> _Task directions_
Print the material below exactly as it stands, please, from its first line to the line holding "from matplotlib.ticker import", with no pictures.

> _Recorded data_
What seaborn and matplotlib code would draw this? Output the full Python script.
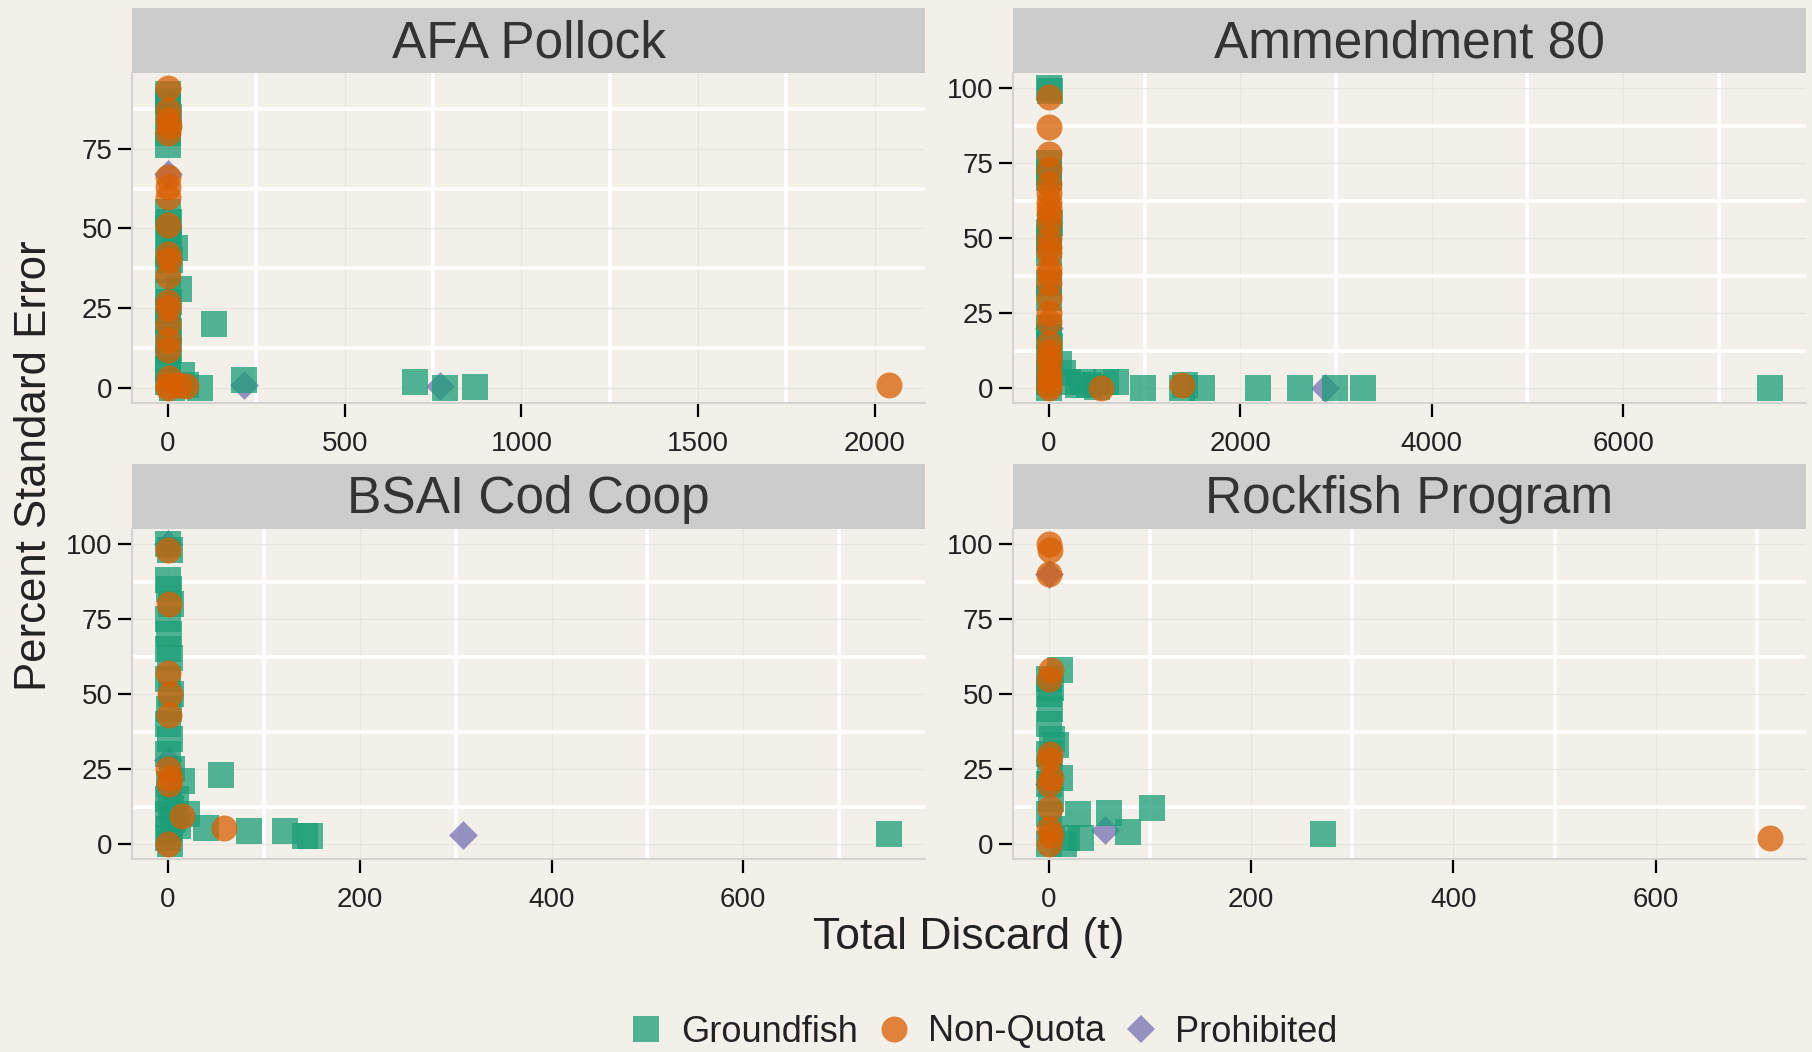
import pandas as pd
import seaborn as sns
import matplotlib.pyplot as plt
from matplotlib.lines import Line2D
from matplotlib.ticker import MultipleLocator, AutoMinorLocator

# programs (facets) and discard types
programs = ["AFA Pollock", "Ammendment 80", "BSAI Cod Coop", "Rockfish Program"]
types = ["Groundfish", "Non-Quota", "Prohibited"]

# (total discard t, percent standard error)
afa_groundfish = [(0, 92), (1, 90), (0, 88), (2, 85), (0, 80), (1, 76), (0, 55), (3, 52), (1, 50),
                  (2, 47), (20, 44), (0, 42), (5, 40), (1, 37), (30, 31), (0, 30), (2, 27), (0, 24),
                  (1, 21), (3, 18), (0, 15), (2, 12), (0, 9), (1, 6), (40, 4), (0, 2), (90, 0),
                  (130, 20), (215, 2.5), (700, 2), (785, 0), (870, 0.3), (50, 1), (10, 0)]
afa_nonquota = [(0, 94), (1, 87), (0, 84), (2, 82), (0, 80), (1, 66), (0, 63), (0, 60), (1, 51),
                (0, 42), (2, 40), (0, 35), (1, 27), (0, 25), (0, 20), (1, 15), (0, 12), (2, 3),
                (0, 1), (0, 0), (30, 1), (50, 0.5), (2040, 1)]
afa_prohibited = [(0, 67), (215, 1), (770, 0.5)]

a80_groundfish = [(0, 100), (5, 99), (0, 75), (3, 72), (0, 70), (5, 55), (0, 52), (2, 50), (0, 45),
                  (3, 35), (0, 30), (2, 20), (0, 17), (5, 14), (0, 10), (2, 5), (0, 0), (3, 2),
                  (100, 8), (150, 5), (200, 2), (300, 1), (350, 2), (420, 1), (500, 0.5), (600, 2),
                  (700, 2), (980, 0), (1390, 0), (1420, 1), (1595, 0), (2180, 0), (2620, 0),
                  (2990, 0), (3285, 0), (7535, 0)]
a80_nonquota = [(0, 97), (1, 87), (0, 78), (2, 73), (0, 68), (1, 65), (0, 62), (2, 60), (0, 58),
                (1, 55), (0, 50), (2, 47), (0, 45), (1, 40), (0, 38), (2, 35), (0, 30), (1, 25),
                (0, 22), (2, 15), (0, 12), (1, 10), (0, 8), (2, 5), (0, 3), (1, 1), (0, 0),
                (540, 0), (1390, 1)]
a80_prohibited = [(0, 20), (2885, 0)]

cod_groundfish = [(0, 100), (2, 98), (0, 88), (1, 85), (3, 80), (0, 75), (1, 70), (0, 65), (2, 62),
                  (0, 55), (3, 50), (1, 45), (0, 40), (2, 35), (0, 30), (4, 25), (1, 20), (0, 15),
                  (3, 12), (0, 10), (5, 8), (1, 5), (0, 2), (2, 0), (15, 21), (20, 10), (55, 23),
                  (40, 5.5), (84, 4.3), (122, 4.3), (143, 2.6), (148, 2.8), (752, 3.3), (8, 15),
                  (10, 6)]
cod_nonquota = [(0, 98), (1, 80), (0, 57), (2, 50), (1, 43), (0, 25), (2, 22), (1, 20), (0, 0),
                (15, 9.3), (58, 5.3)]
cod_prohibited = [(0, 100), (0, 28), (308, 3)]

rock_groundfish = [(0, 55), (2, 52), (0, 50), (1, 45), (0, 40), (3, 35), (0, 30), (1, 25), (0, 20),
                   (2, 15), (0, 10), (3, 5), (0, 0), (11, 58), (7, 33), (11, 22), (15, 0), (29, 10),
                   (32, 2), (59, 10.5), (78, 4), (102, 12), (271, 3.3), (18, 2)]
rock_nonquota = [(0, 100), (1, 98), (0, 90), (2, 58), (0, 55), (1, 30), (0, 28), (2, 22), (0, 20),
                 (1, 12), (0, 5), (2, 3), (0, 0), (713, 2)]
rock_prohibited = [(55, 4.6), (0, 90), (0, 20)]

x_steps = [500, 2000, 200, 200]

groups = [
    [afa_groundfish, afa_nonquota, afa_prohibited],
    [a80_groundfish, a80_nonquota, a80_prohibited],
    [cod_groundfish, cod_nonquota, cod_prohibited],
    [rock_groundfish, rock_nonquota, rock_prohibited],
]
rows = []
for prog, grp in zip(programs, groups):
    for typ, pts in zip(types, grp):
        for x, y in pts:
            rows.append((prog, typ, x, y))
df = pd.DataFrame(rows, columns=["program", "type", "discard", "pse"])

bg = "#F2F0E8"
palette = dict(zip(types, ["#1B9E77", "#D95F02", "#7570B3"]))
markers = {"Groundfish": "s", "Non-Quota": "o", "Prohibited": "D"}
sizes = {"Groundfish": 350, "Non-Quota": 350, "Prohibited": 215}
draw_order = ["Prohibited", "Groundfish", "Non-Quota"]

sns.set_theme(style="white")
plt.rcParams['font.family'] = ['Liberation Sans', 'DejaVu Sans']

W, H = 1812, 1052
fig = plt.figure(figsize=(W / 100, H / 100), dpi=100, facecolor=bg)


def box(x0, y0, x1, y1):
    return [x0 / W, 1 - y1 / H, (x1 - x0) / W, (y1 - y0) / H]


panel_px = [(132, 73, 925, 403), (1013, 73, 1806, 403),
            (132, 529, 925, 859), (1013, 529, 1806, 859)]

for prog, step, (x0, y0, x1, y1) in zip(programs, x_steps, panel_px):
    ax = fig.add_axes(box(x0, y0, x1, y1))
    ax.set_facecolor(bg)
    sub = df[df["program"] == prog]
    for typ in draw_order:
        d = sub[sub["type"] == typ]
        sns.scatterplot(data=d, x="discard", y="pse", color=palette[typ], marker=markers[typ],
                        s=sizes[typ], alpha=0.75, linewidth=0, ax=ax, legend=False)
    ax.margins(0.05)
    ax.xaxis.set_major_locator(MultipleLocator(step))
    ax.yaxis.set_major_locator(MultipleLocator(25))
    ax.xaxis.set_minor_locator(AutoMinorLocator(2))
    ax.yaxis.set_minor_locator(AutoMinorLocator(2))
    ax.set_axisbelow(True)
    ax.grid(which="major", color="#E7E5DD", lw=0.9)
    ax.grid(which="minor", color="white", lw=2.6)
    ax.tick_params(which="major", length=10, width=1.6, color="black", labelsize=20,
                   labelcolor="#222222", bottom=True, left=True)
    ax.tick_params(axis="x", pad=10)
    ax.tick_params(axis="y", pad=4)
    ax.tick_params(which="minor", length=0)
    ax.set_xlabel("")
    ax.set_ylabel("")
    for side in ["top", "right"]:
        ax.spines[side].set_visible(False)
    for side in ["bottom", "left"]:
        ax.spines[side].set_color("#D3D3D3")
        ax.spines[side].set_linewidth(1.5)

    # facet strip
    sax = fig.add_axes(box(x0, y0 - 65, x1, y0))
    sax.set_facecolor("#CCCCCC")
    sax.set_xticks([])
    sax.set_yticks([])
    for s in sax.spines.values():
        s.set_visible(False)
    sax.text(0.5, 0.45, prog, ha="center", va="center", fontsize=37, color="#333333",
             transform=sax.transAxes)

fig.text(969 / W, 1 - 937 / H, "Total Discard (t)", ha="center", va="center",
         fontsize=32, color="#222222")
fig.text(35 / W, 1 - 466 / H, "Percent Standard Error", ha="center", va="center",
         rotation=90, fontsize=31.5, color="#222222")

handles = [Line2D([], [], linestyle="none", marker=markers[t], color=palette[t], alpha=0.75,
                  markeredgewidth=0, markersize=18.7 if t != "Prohibited" else 14.7)
           for t in types]
fig.legend(handles, types, loc="center", bbox_to_anchor=(983 / W, 1 - 1032 / H), ncol=3,
           frameon=False, fontsize=26, handlelength=1.0, handletextpad=0.45,
           columnspacing=0.5, labelcolor="#222222")

fig.savefig("out.png", dpi=100, facecolor=bg)
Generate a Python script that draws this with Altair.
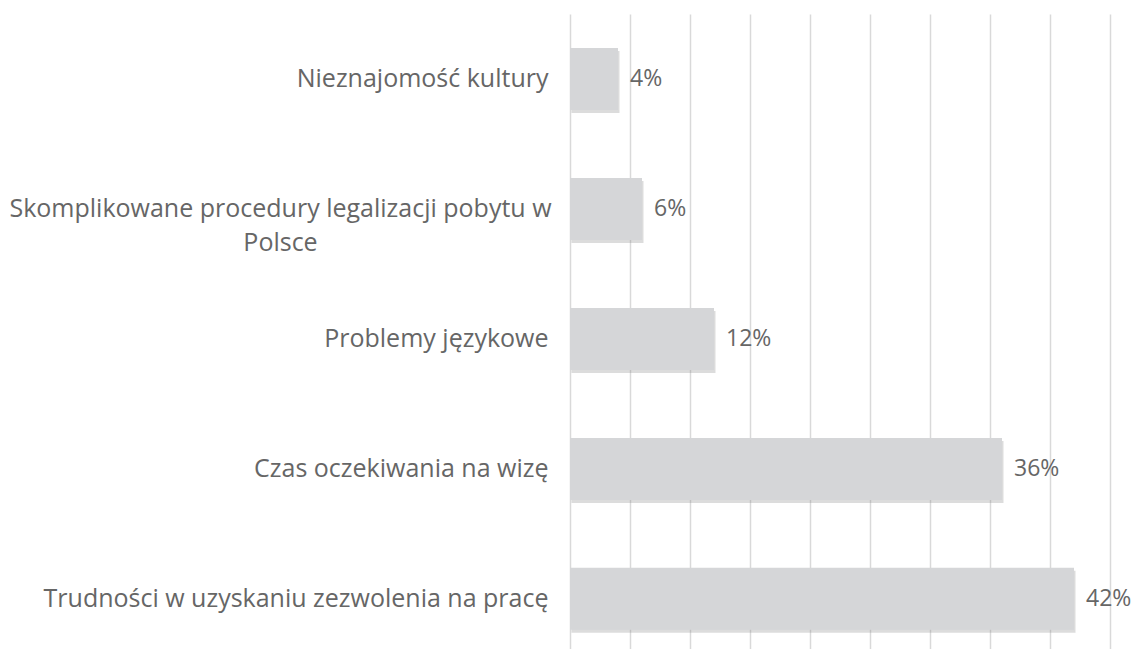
import altair as alt
import pandas as pd

categories = [
    "Nieznajomość kultury",
    "Skomplikowane procedury legalizacji pobytu w Polsce",
    "Problemy językowe",
    "Czas oczekiwania na wizę",
    "Trudności w uzyskaniu zezwolenia na pracę",
]
values = [4, 6, 12, 36, 42]
value_labels = ["4%", "6%", "12%", "36%", "42%"]

df = pd.DataFrame({"cat": categories, "value": values, "label": value_labels})

FONT = "Open Sans"
GREY = "#666666"
WRAP = "Skomplikowane procedury legalizacji pobytu w Polsce"
test = f"datum.value == '{WRAP}'"

y_enc = alt.Y(
    "cat:N",
    sort=categories,
    title=None,
    scale=alt.Scale(paddingInner=0.523, paddingOuter=0.205, align=0.64),
    axis=alt.Axis(
        ticks=False,
        domain=False,
        labelPadding={"condition": {"test": test, "value": 290}, "value": 22},
        labelAlign={"condition": {"test": test, "value": "center"}, "value": "right"},
        labelFont=FONT,
        labelFontSize=25,
        labelColor=GREY,
        labelLimit=800,
        labelExpr=f"datum.value == '{WRAP}' ? ['Skomplikowane procedury legalizacji pobytu w', 'Polsce'] : datum.value",
        labelLineHeight=34,
    ),
)
x_enc = alt.X(
    "value:Q",
    title=None,
    scale=alt.Scale(domain=[0, 45], nice=False),
    axis=alt.Axis(
        values=[0, 5, 10, 15, 20, 25, 30, 35, 40, 45],
        labels=False,
        ticks=False,
        domain=False,
        grid=True,
        gridColor="#d9d9d9",
        gridWidth=1.5,
    ),
)

shadow = alt.Chart(df).mark_bar(color="#8c8c8c", opacity=0.3, xOffset=1.5, yOffset=3).encode(
    y=y_enc, x=x_enc
)
bars = alt.Chart(df).mark_bar(color="#d5d6d8").encode(y=y_enc, x=x_enc)
texts = alt.Chart(df).mark_text(
    align="left", baseline="middle", dx=12, font=FONT, fontSize=23, color=GREY
).encode(y=y_enc, x=x_enc, text="label:N")

chart = (
    alt.layer(shadow, bars, texts)
    .properties(
        width=540,
        height=635,
        padding={"left": 562, "top": 6, "right": 21, "bottom": 0},
        autosize=alt.AutoSizeParams(type="none"),
    )
    .configure_view(stroke=None)
)

chart.save("out.html", embed_options={"renderer": "svg", "actions": False})
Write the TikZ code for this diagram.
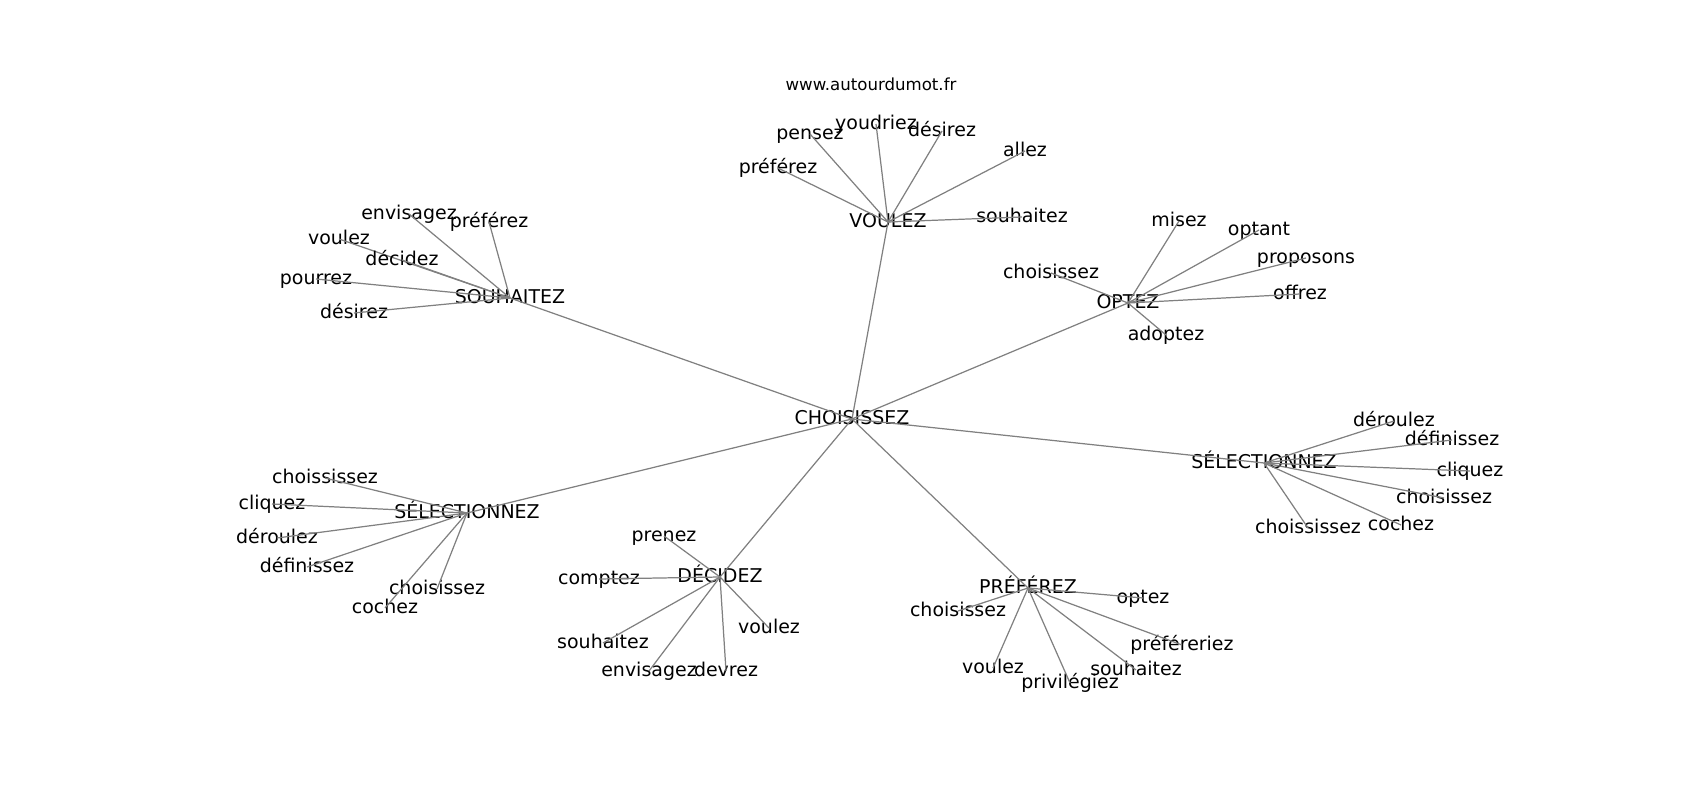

> _Solution_
What seaborn and matplotlib code would draw this? Output the full Python script.
import pandas as pd
import seaborn as sns
import matplotlib.pyplot as plt
from matplotlib.lines import Line2D
from matplotlib.ticker import MultipleLocator, AutoMinorLocator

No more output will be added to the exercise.